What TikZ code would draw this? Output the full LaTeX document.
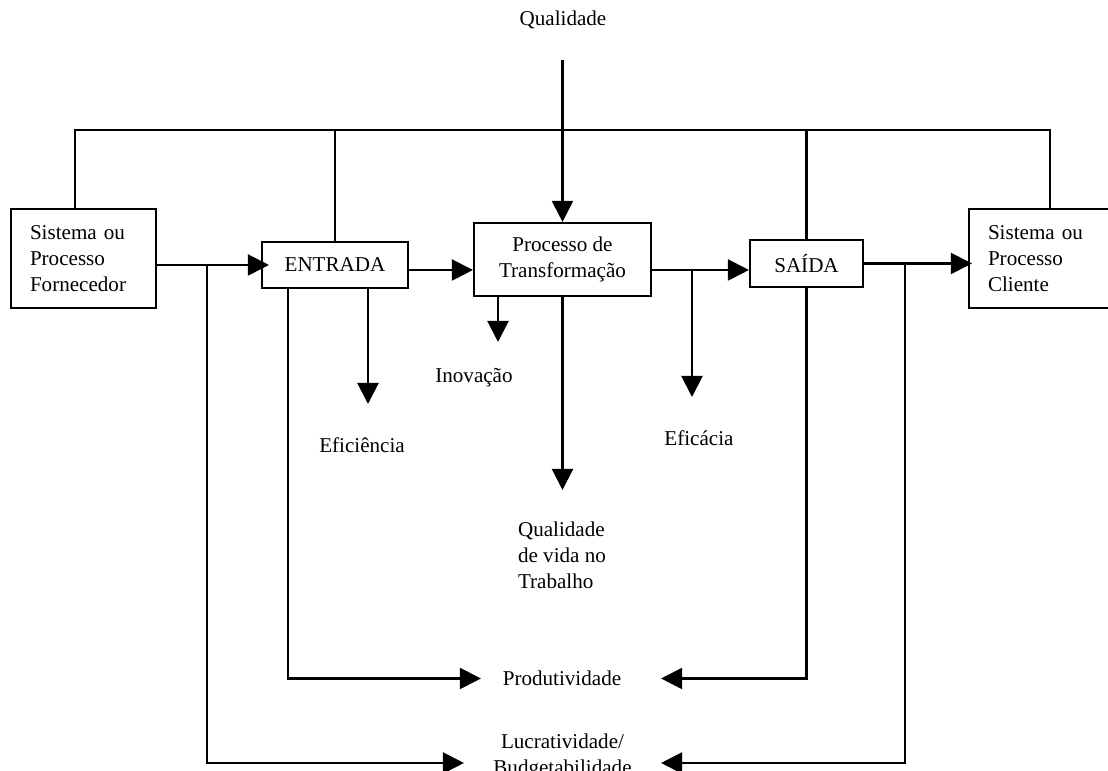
\documentclass[tikz,border=0pt]{standalone}
\usepackage{fontspec}
\setmainfont{Liberation Serif}
\usetikzlibrary{arrows.meta}

\begin{document}
\begin{tikzpicture}[every node/.style={font=\fontsize{12}{14.8}\selectfont},
	line width=1.2pt,
	box/.style={draw, line width=1.2pt},
	sidebox/.style={box, minimum width=2.9cm, minimum height=1.98cm, inner xsep=0.38cm, text width=2.14cm, align=left},
	arr/.style={-{Triangle[length=4.2mm,width=4.2mm]}}]
	\useasboundingbox (0,0) rectangle (22.16,15.42);
	\clip (0,0) rectangle (22.16,15.42);
	% caixas da cadeia
	\node[sidebox] (forn) at (1.67,10.25) {Sistema ou\\Processo\\Fornecedor};
	\node[box, minimum width=2.92cm, minimum height=0.92cm] (ent) at (6.70,10.12) {ENTRADA};
	\node[box, minimum width=3.54cm, minimum height=1.46cm, align=center] (proc) at (11.25,10.23) {Processo de\\Transformação};
	\node[box, minimum width=2.26cm, minimum height=0.94cm] (sai) at (16.13,10.15) {SAÍDA};
	\node[sidebox] (cli) at (20.83,10.25) {Sistema ou\\Processo\\Cliente};
	% rotulos
	\node (qual) at (11.26,15.02) {Qualidade};
	\node (efi) at (7.24,6.52) {Eficiência};
	\node (ino) at (9.48,7.86) {Inovação};
	\node (efc) at (13.98,6.66) {Eficácia};
	\node[align=left, anchor=west, inner sep=0pt] (qvt) at (10.34,4.32) {Qualidade\\de vida no\\Trabalho};
	\node[minimum width=3.2cm] (prod) at (11.24,1.85) {Produtividade};
	\node[minimum width=3.9cm, align=center] (lucr) at (11.25,0.30) {Lucratividade/\\Budgetabilidade};
	\coordinate (frame) at (0,12.82);
	\coordinate (mid) at (0,10.02);
	\coordinate (qstart) at (11.25,14.22);
	\coordinate (efitip) at (7.36,7.34);
	\coordinate (inotip) at (9.96,8.58);
	\coordinate (efctip) at (13.84,7.48);
	\coordinate (qvttip) at (11.25,5.62);
	% moldura de cima
	\draw (forn.north -| 1.5,0) -- (1.5,0 |- frame) -| (cli.north -| 21,0);
	\draw (ent.north) -- (ent.north |- frame);
	\draw (sai.north) -- (sai.north |- frame);
	\draw[arr] (qstart) -- (proc.north);
	% fluxo principal
	\draw[arr, shorten >=-1.6mm] (forn.east |- ent.west) -- (ent.west);
	\draw[arr] (ent.east |- mid) -- (proc.west |- mid);
	\draw[arr] (proc.east |- mid) -- (sai.west |- mid);
	\draw[arr, shorten >=-0.8mm] (sai.east) -- (cli.west |- sai.east);
	% indicadores
	\draw[arr] (ent.south -| 7.36,0) -- (efitip);
	\draw[arr] (proc.south -| 9.96,0) -- (inotip);
	\draw[arr] (mid -| 13.84,0) -- (efctip);
	\draw[arr] (proc.south) -- (qvttip);
	\draw[arr] (ent.south -| 5.76,0) |- (prod.west);
	\draw[arr] (sai.south) |- ([xshift=3.6mm]prod.east);
	\draw[arr] (ent.west -| 4.14,0) |- ([yshift=-1.4mm]lucr.west);
	\draw[arr] (sai.east -| 18.1,0) |- ([yshift=-1.4mm]lucr.east);
\end{tikzpicture}
\end{document}
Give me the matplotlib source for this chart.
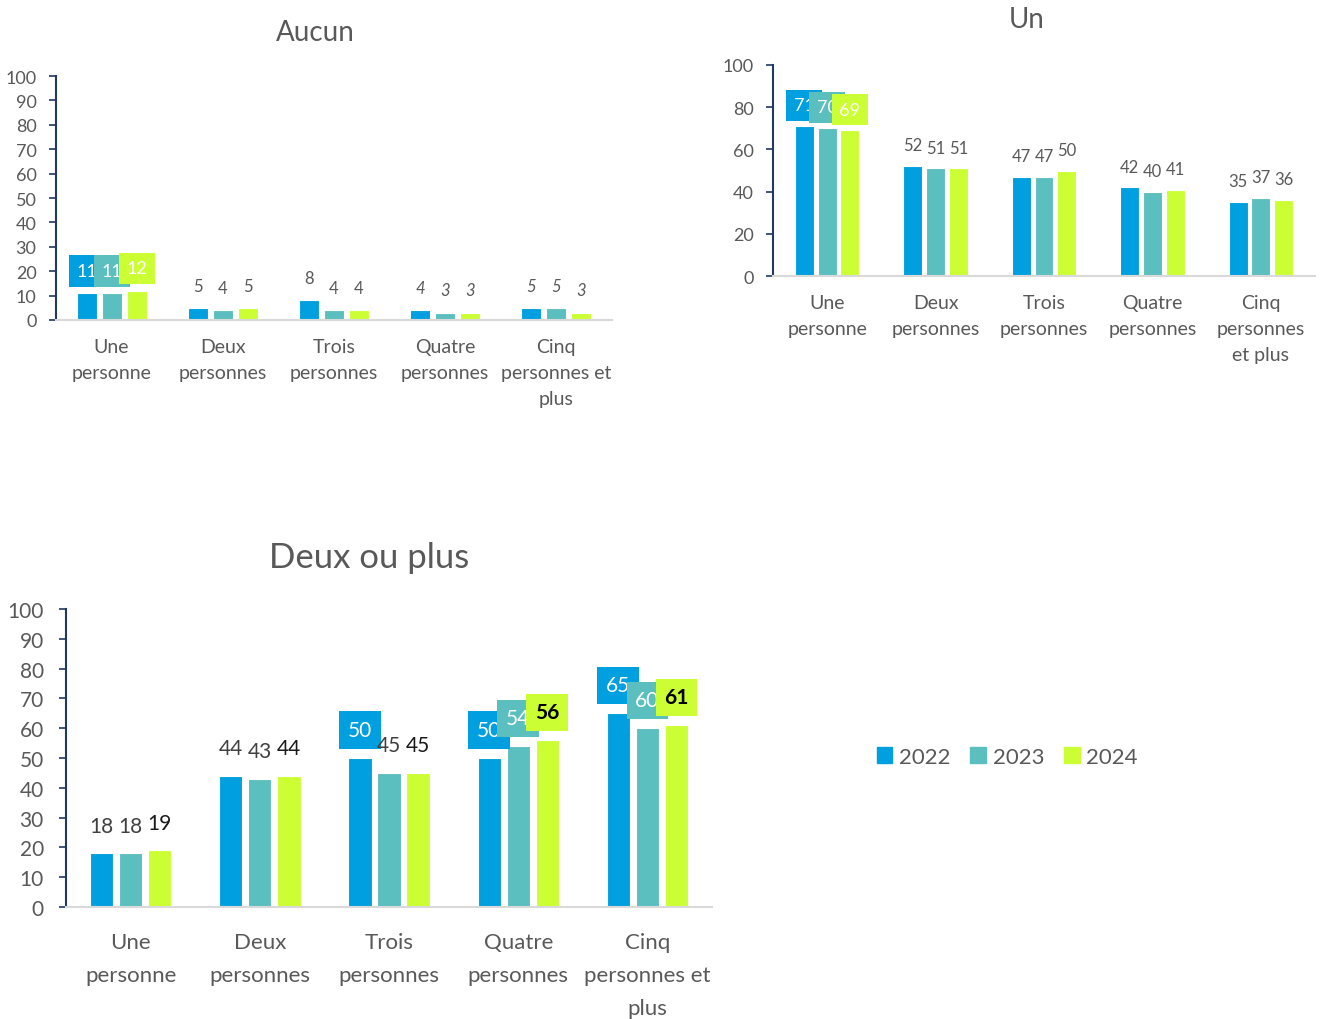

*****

» **Short problem**: Repeat the records above exactly, leaving out any pictures they contain.

» **Exercise result**:
What TikZ code would draw this? Output the full LaTeX document.
\documentclass[tikz,border=0pt]{standalone}
\usepackage{fontspec}
\setmainfont{Liberation Serif}
\usetikzlibrary{arrows.meta}

\begin{document}
\begin{tikzpicture}[every node/.style={font=\fontsize{12}{14.8}\selectfont},
	line width=1.2pt,
	box/.style={draw, line width=1.2pt},
	sidebox/.style={box, minimum width=2.9cm, minimum height=1.98cm, inner xsep=0.38cm, text width=2.14cm, align=left},
	arr/.style={-{Triangle[length=4.2mm,width=4.2mm]}}]
	\useasboundingbox (0,0) rectangle (22.16,15.42);
	\clip (0,0) rectangle (22.16,15.42);
	% caixas da cadeia
	\node[sidebox] (forn) at (1.67,10.25) {Sistema ou\\Processo\\Fornecedor};
	\node[box, minimum width=2.92cm, minimum height=0.92cm] (ent) at (6.70,10.12) {ENTRADA};
	\node[box, minimum width=3.54cm, minimum height=1.46cm, align=center] (proc) at (11.25,10.23) {Processo de\\Transformação};
	\node[box, minimum width=2.26cm, minimum height=0.94cm] (sai) at (16.13,10.15) {SAÍDA};
	\node[sidebox] (cli) at (20.83,10.25) {Sistema ou\\Processo\\Cliente};
	% rotulos
	\node (qual) at (11.26,15.02) {Qualidade};
	\node (efi) at (7.24,6.52) {Eficiência};
	\node (ino) at (9.48,7.86) {Inovação};
	\node (efc) at (13.98,6.66) {Eficácia};
	\node[align=left, anchor=west, inner sep=0pt] (qvt) at (10.34,4.32) {Qualidade\\de vida no\\Trabalho};
	\node[minimum width=3.2cm] (prod) at (11.24,1.85) {Produtividade};
	\node[minimum width=3.9cm, align=center] (lucr) at (11.25,0.30) {Lucratividade/\\Budgetabilidade};
	\coordinate (frame) at (0,12.82);
	\coordinate (mid) at (0,10.02);
	\coordinate (qstart) at (11.25,14.22);
	\coordinate (efitip) at (7.36,7.34);
	\coordinate (inotip) at (9.96,8.58);
	\coordinate (efctip) at (13.84,7.48);
	\coordinate (qvttip) at (11.25,5.62);
	% moldura de cima
	\draw (forn.north -| 1.5,0) -- (1.5,0 |- frame) -| (cli.north -| 21,0);
	\draw (ent.north) -- (ent.north |- frame);
	\draw (sai.north) -- (sai.north |- frame);
	\draw[arr] (qstart) -- (proc.north);
	% fluxo principal
	\draw[arr, shorten >=-1.6mm] (forn.east |- ent.west) -- (ent.west);
	\draw[arr] (ent.east |- mid) -- (proc.west |- mid);
	\draw[arr] (proc.east |- mid) -- (sai.west |- mid);
	\draw[arr, shorten >=-0.8mm] (sai.east) -- (cli.west |- sai.east);
	% indicadores
	\draw[arr] (ent.south -| 7.36,0) -- (efitip);
	\draw[arr] (proc.south -| 9.96,0) -- (inotip);
	\draw[arr] (mid -| 13.84,0) -- (efctip);
	\draw[arr] (proc.south) -- (qvttip);
	\draw[arr] (ent.south -| 5.76,0) |- (prod.west);
	\draw[arr] (sai.south) |- ([xshift=3.6mm]prod.east);
	\draw[arr] (ent.west -| 4.14,0) |- ([yshift=-1.4mm]lucr.west);
	\draw[arr] (sai.east -| 18.1,0) |- ([yshift=-1.4mm]lucr.east);
\end{tikzpicture}
\end{document}
Give me the matplotlib source for this chart.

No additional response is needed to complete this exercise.